» **Data extract**:
--- START ---
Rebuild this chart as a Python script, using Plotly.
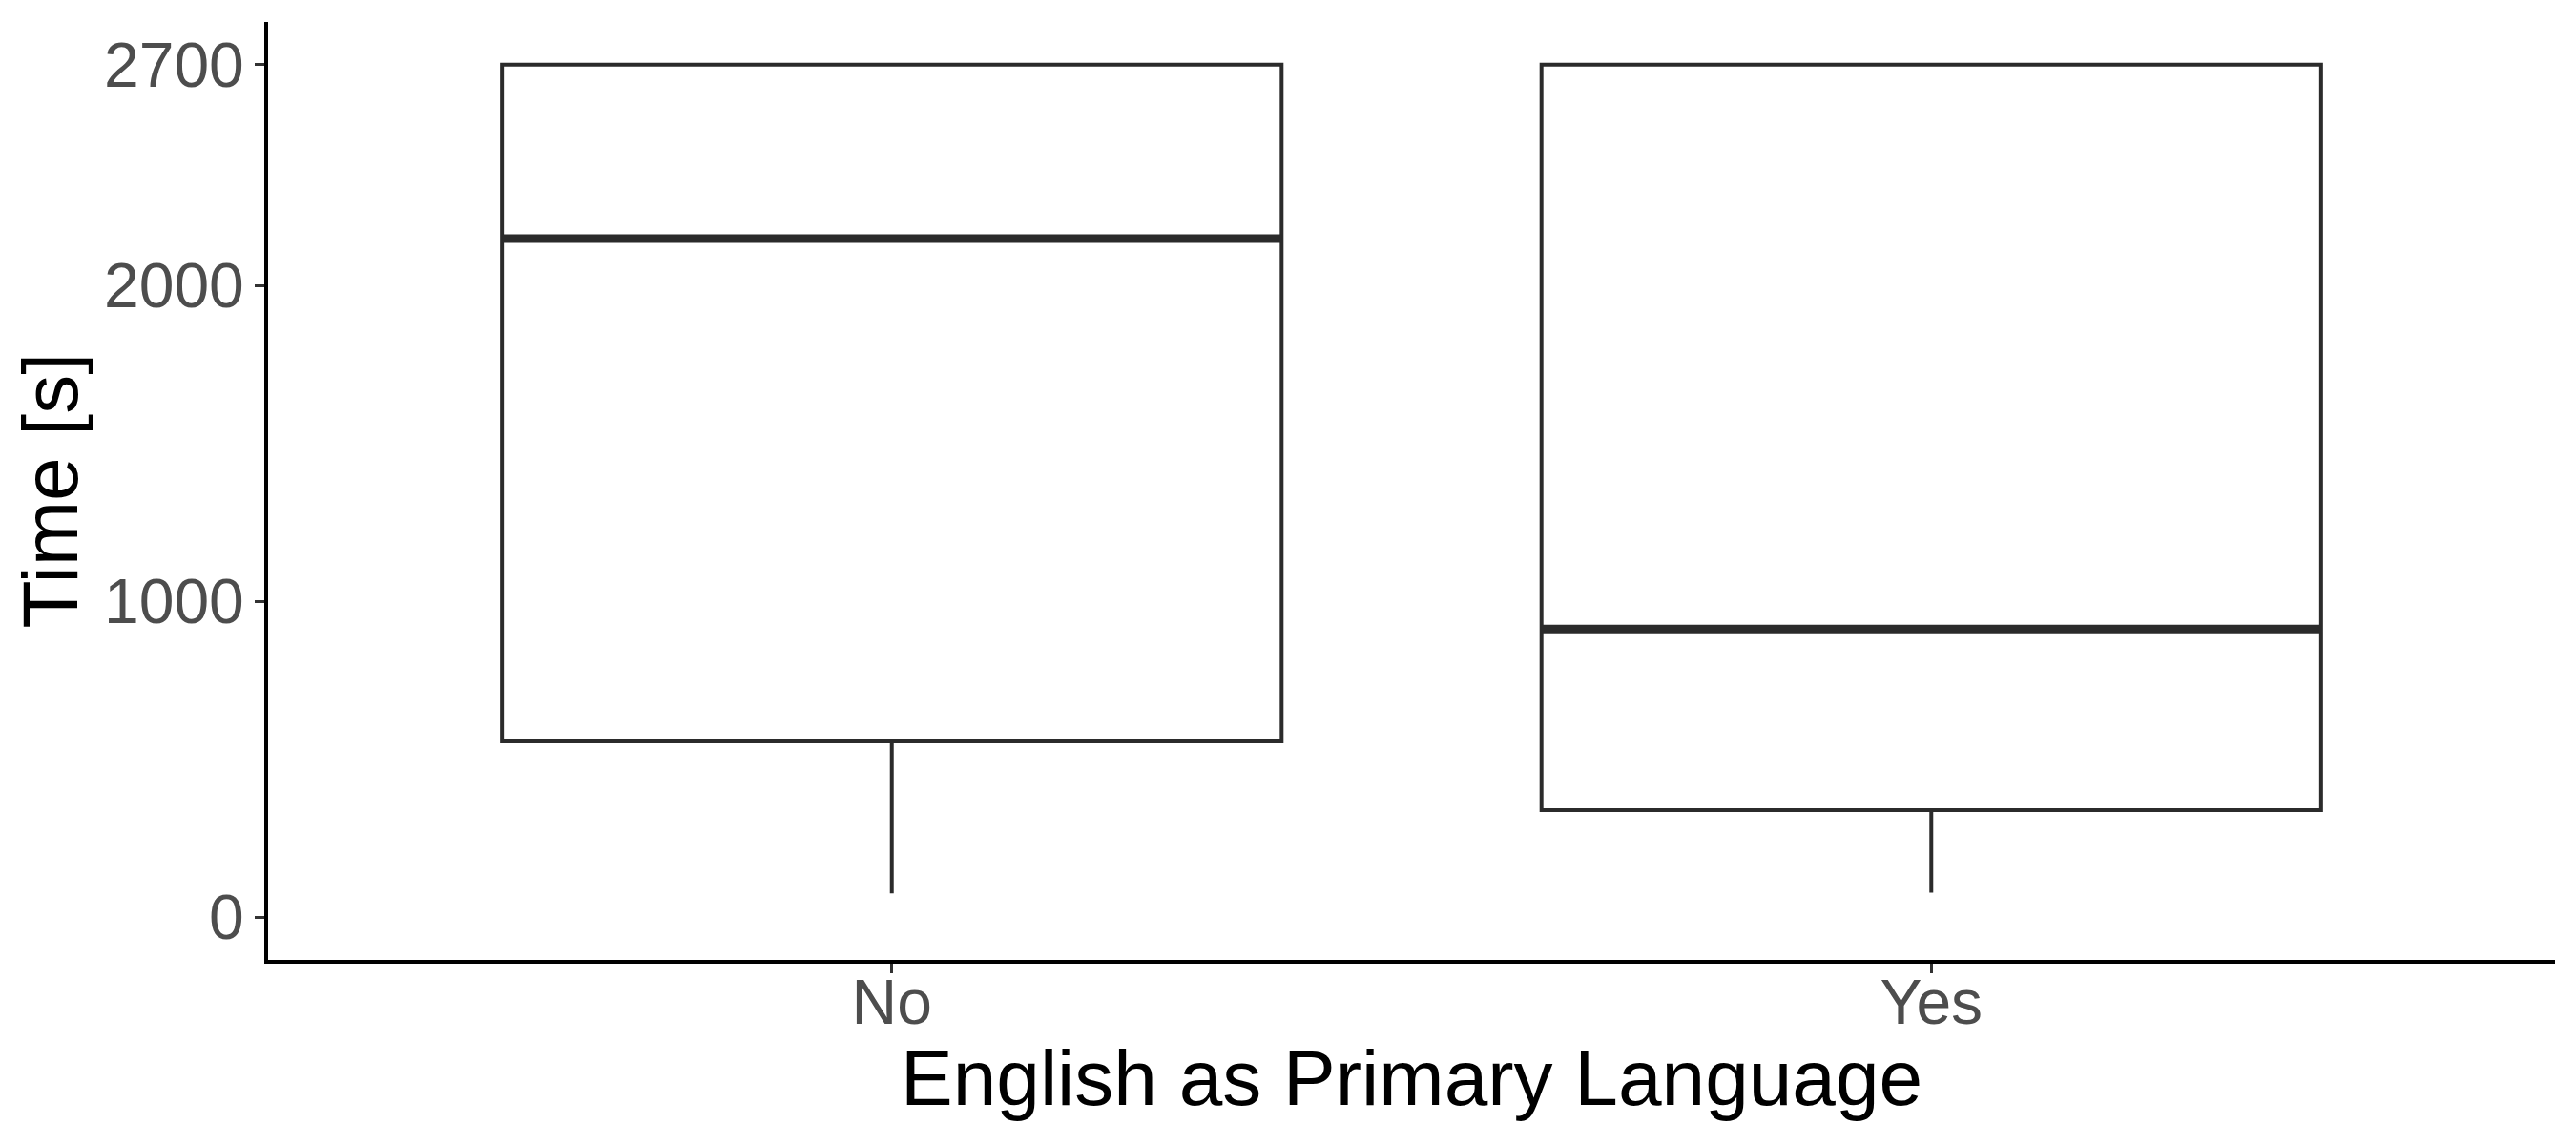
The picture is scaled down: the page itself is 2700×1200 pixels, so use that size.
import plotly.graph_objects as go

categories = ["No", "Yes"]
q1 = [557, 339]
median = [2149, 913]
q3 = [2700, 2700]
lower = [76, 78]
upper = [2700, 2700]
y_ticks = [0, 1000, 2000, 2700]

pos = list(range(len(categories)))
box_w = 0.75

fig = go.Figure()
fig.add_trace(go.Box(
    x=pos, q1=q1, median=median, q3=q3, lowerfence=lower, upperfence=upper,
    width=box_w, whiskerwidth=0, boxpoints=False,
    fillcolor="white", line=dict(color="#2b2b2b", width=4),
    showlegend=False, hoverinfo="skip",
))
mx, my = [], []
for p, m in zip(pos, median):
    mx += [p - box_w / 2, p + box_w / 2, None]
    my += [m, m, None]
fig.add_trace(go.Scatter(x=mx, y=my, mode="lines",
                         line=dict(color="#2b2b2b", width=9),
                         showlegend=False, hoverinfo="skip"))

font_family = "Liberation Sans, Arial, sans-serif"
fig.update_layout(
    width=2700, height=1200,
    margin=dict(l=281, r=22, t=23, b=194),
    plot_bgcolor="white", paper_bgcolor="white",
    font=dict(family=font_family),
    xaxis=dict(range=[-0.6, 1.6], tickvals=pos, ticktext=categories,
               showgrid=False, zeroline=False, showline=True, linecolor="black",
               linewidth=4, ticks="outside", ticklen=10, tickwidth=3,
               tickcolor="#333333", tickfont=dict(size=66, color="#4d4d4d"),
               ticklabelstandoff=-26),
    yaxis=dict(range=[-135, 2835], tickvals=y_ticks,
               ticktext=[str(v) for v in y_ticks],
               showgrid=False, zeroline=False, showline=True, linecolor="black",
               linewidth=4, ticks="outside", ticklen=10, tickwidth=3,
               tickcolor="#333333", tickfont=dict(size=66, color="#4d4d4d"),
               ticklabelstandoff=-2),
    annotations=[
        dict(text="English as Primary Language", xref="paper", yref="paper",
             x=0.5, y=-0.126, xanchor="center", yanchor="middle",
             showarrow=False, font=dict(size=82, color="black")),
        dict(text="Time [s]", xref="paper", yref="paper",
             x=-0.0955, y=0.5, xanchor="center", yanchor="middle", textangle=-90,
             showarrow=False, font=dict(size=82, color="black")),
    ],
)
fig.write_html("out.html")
--- END ---
» **Prompt**:
Leave out the pictures and give the listing above again exactly.

» **Task response**:
Rebuild this chart as a Python script, using Plotly.
The picture is scaled down: the page itself is 2700×1200 pixels, so use that size.
import plotly.graph_objects as go

categories = ["No", "Yes"]
q1 = [557, 339]
median = [2149, 913]
q3 = [2700, 2700]
lower = [76, 78]
upper = [2700, 2700]
y_ticks = [0, 1000, 2000, 2700]

pos = list(range(len(categories)))
box_w = 0.75

fig = go.Figure()
fig.add_trace(go.Box(
    x=pos, q1=q1, median=median, q3=q3, lowerfence=lower, upperfence=upper,
    width=box_w, whiskerwidth=0, boxpoints=False,
    fillcolor="white", line=dict(color="#2b2b2b", width=4),
    showlegend=False, hoverinfo="skip",
))
mx, my = [], []
for p, m in zip(pos, median):
    mx += [p - box_w / 2, p + box_w / 2, None]
    my += [m, m, None]
fig.add_trace(go.Scatter(x=mx, y=my, mode="lines",
                         line=dict(color="#2b2b2b", width=9),
                         showlegend=False, hoverinfo="skip"))

font_family = "Liberation Sans, Arial, sans-serif"
fig.update_layout(
    width=2700, height=1200,
    margin=dict(l=281, r=22, t=23, b=194),
    plot_bgcolor="white", paper_bgcolor="white",
    font=dict(family=font_family),
    xaxis=dict(range=[-0.6, 1.6], tickvals=pos, ticktext=categories,
               showgrid=False, zeroline=False, showline=True, linecolor="black",
               linewidth=4, ticks="outside", ticklen=10, tickwidth=3,
               tickcolor="#333333", tickfont=dict(size=66, color="#4d4d4d"),
               ticklabelstandoff=-26),
    yaxis=dict(range=[-135, 2835], tickvals=y_ticks,
               ticktext=[str(v) for v in y_ticks],
               showgrid=False, zeroline=False, showline=True, linecolor="black",
               linewidth=4, ticks="outside", ticklen=10, tickwidth=3,
               tickcolor="#333333", tickfont=dict(size=66, color="#4d4d4d"),
               ticklabelstandoff=-2),
    annotations=[
        dict(text="English as Primary Language", xref="paper", yref="paper",
             x=0.5, y=-0.126, xanchor="center", yanchor="middle",
             showarrow=False, font=dict(size=82, color="black")),
        dict(text="Time [s]", xref="paper", yref="paper",
             x=-0.0955, y=0.5, xanchor="center", yanchor="middle", textangle=-90,
             showarrow=False, font=dict(size=82, color="black")),
    ],
)
fig.write_html("out.html")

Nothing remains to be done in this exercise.